┌──

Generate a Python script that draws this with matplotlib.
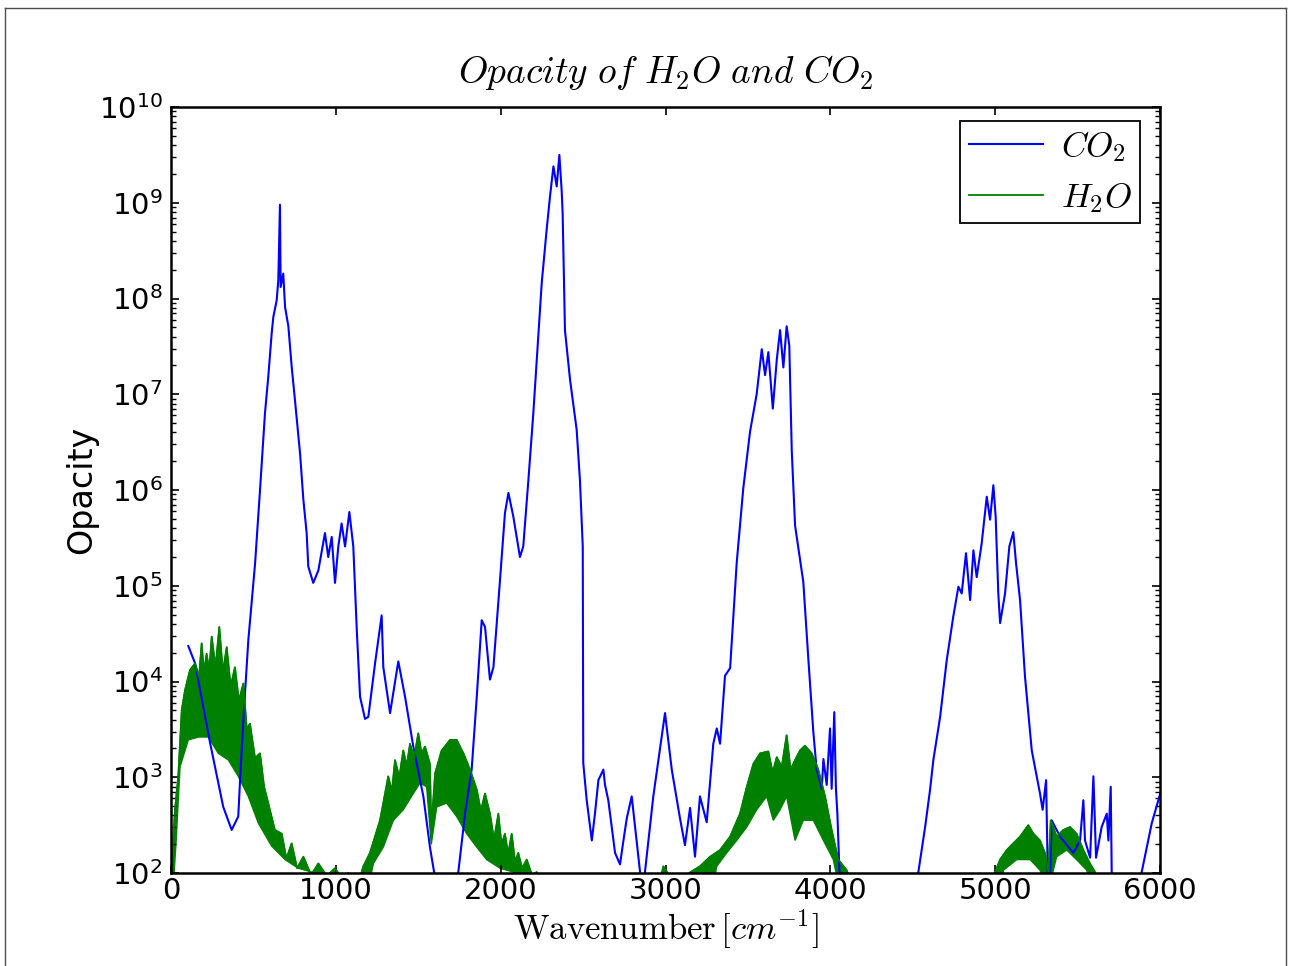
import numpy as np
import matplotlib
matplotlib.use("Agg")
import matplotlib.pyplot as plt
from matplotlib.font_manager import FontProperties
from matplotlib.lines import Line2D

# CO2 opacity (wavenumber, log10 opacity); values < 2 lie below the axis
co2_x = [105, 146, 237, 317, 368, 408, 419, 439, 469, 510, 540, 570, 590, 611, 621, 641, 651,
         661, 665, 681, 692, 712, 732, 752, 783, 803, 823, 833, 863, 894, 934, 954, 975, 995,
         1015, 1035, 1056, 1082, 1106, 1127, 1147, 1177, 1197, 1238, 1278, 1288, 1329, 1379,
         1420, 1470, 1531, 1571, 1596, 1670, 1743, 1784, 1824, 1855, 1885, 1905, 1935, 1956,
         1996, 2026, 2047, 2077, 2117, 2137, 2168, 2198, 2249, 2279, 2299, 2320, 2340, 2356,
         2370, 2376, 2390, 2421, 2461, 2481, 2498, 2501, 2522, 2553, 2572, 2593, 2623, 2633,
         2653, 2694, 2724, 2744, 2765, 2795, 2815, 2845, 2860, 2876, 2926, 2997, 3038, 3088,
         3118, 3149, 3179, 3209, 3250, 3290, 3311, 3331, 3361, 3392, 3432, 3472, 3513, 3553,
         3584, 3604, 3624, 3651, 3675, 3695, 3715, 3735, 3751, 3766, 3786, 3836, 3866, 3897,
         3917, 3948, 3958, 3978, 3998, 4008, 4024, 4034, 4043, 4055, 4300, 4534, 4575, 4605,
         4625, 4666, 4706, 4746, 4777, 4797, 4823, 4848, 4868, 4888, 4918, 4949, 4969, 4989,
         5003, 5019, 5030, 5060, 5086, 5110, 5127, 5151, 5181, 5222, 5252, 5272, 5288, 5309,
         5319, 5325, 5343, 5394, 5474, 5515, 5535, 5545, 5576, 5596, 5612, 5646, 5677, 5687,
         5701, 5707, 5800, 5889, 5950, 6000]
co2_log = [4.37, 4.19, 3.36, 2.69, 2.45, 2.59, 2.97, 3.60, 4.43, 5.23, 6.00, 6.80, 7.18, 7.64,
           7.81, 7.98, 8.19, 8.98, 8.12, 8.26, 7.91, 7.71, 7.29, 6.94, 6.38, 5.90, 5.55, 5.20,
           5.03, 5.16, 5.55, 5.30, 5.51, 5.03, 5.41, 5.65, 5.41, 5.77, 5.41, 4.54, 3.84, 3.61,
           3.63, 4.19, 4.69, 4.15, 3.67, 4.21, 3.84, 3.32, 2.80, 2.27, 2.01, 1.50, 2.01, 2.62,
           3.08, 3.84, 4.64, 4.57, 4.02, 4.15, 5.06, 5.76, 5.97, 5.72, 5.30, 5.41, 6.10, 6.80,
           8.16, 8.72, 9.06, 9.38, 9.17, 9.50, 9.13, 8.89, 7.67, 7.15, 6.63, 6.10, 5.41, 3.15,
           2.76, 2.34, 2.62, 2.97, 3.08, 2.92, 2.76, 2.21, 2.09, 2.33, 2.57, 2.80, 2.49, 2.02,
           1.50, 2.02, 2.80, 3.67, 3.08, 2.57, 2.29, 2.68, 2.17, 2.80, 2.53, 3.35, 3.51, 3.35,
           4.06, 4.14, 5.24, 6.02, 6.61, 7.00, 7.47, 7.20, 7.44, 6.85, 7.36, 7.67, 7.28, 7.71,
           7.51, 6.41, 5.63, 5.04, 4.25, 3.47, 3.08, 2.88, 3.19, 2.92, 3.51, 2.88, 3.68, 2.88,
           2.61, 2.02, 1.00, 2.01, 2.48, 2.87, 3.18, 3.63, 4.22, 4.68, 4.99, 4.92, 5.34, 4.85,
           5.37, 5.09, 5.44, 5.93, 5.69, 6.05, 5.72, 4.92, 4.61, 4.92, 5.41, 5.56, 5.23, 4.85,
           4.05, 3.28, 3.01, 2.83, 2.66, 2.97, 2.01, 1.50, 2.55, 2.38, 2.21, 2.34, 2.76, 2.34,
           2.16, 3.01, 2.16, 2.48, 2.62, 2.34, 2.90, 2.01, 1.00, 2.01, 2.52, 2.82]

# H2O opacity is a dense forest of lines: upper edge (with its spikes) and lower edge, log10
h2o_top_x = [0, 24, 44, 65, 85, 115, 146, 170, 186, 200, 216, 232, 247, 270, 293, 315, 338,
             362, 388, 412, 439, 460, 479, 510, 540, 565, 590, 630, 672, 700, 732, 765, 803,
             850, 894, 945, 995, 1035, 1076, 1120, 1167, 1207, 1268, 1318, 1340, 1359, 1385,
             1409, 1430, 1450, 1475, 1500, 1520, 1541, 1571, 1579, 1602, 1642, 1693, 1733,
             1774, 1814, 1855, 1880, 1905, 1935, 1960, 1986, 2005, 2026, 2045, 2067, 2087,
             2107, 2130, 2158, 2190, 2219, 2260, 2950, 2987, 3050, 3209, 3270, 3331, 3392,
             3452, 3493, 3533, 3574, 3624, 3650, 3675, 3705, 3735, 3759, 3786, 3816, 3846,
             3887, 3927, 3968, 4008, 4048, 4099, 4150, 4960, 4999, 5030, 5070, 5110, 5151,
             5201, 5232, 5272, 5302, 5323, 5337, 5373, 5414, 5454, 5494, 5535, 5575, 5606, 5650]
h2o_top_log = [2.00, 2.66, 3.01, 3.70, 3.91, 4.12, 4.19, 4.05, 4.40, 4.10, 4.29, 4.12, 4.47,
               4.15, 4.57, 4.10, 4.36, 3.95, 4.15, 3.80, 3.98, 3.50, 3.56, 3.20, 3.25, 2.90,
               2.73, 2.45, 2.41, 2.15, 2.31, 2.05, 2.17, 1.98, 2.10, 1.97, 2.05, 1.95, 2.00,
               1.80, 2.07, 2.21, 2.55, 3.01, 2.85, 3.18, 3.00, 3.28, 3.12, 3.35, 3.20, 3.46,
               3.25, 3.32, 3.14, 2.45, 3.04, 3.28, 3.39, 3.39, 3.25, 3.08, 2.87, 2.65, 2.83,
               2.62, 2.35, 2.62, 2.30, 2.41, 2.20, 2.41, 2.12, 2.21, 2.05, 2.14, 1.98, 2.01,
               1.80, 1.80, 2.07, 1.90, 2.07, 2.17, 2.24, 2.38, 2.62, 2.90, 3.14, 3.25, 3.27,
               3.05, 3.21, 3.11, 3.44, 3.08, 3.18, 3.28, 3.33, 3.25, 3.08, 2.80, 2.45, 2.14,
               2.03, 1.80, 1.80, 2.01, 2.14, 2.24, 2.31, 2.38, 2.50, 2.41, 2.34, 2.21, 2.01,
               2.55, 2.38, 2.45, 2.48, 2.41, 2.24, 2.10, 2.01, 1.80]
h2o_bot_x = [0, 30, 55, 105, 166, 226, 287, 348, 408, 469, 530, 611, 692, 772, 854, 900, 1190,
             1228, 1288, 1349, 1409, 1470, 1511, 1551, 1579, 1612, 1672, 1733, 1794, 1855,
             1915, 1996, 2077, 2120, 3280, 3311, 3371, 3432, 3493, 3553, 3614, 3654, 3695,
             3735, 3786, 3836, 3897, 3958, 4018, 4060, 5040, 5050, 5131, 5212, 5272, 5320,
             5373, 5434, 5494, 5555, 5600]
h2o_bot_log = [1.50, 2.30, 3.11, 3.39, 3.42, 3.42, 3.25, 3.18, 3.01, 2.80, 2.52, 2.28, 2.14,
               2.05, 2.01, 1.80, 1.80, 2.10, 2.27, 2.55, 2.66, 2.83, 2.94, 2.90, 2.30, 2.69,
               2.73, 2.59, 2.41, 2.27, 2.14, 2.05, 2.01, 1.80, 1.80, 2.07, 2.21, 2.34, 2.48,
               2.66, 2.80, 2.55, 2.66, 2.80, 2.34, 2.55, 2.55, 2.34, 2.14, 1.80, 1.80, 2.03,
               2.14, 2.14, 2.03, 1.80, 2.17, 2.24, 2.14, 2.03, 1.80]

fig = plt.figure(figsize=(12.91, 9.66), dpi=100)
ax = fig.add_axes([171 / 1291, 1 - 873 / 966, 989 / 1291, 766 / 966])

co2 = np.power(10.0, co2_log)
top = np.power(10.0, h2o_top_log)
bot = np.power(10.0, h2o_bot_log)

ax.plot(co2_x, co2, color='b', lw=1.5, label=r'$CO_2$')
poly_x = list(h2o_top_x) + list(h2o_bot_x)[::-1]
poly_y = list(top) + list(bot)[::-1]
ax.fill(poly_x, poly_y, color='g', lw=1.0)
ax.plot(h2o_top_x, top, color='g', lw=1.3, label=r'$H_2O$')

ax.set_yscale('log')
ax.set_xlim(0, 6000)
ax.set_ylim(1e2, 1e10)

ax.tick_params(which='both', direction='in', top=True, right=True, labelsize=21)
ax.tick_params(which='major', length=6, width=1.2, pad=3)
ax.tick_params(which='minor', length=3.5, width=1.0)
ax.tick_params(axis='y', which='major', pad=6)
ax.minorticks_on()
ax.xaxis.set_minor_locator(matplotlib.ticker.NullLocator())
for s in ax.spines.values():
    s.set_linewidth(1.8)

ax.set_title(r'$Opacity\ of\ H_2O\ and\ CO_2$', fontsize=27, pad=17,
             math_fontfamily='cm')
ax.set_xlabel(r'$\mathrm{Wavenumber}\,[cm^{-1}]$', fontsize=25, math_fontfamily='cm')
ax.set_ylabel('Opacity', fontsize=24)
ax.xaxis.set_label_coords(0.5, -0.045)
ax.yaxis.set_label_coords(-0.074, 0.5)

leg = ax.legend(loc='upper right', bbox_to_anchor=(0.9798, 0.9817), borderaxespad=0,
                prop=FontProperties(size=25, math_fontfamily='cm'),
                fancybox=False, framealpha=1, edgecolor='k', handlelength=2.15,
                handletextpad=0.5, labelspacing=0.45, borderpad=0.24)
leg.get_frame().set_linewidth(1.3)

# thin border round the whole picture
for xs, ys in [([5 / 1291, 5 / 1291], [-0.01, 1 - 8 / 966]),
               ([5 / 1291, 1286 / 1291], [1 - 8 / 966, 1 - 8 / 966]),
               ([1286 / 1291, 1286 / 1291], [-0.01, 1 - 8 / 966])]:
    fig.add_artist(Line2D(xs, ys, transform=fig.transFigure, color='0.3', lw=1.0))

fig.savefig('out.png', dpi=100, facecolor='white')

└──

▸ Your task
From the first line above down to the line with "from matplotlib.lines import Line2D", reproduce every line and no others, omitting pictures.

▸ Task answer
Generate a Python script that draws this with matplotlib.
import numpy as np
import matplotlib
matplotlib.use("Agg")
import matplotlib.pyplot as plt
from matplotlib.font_manager import FontProperties
from matplotlib.lines import Line2D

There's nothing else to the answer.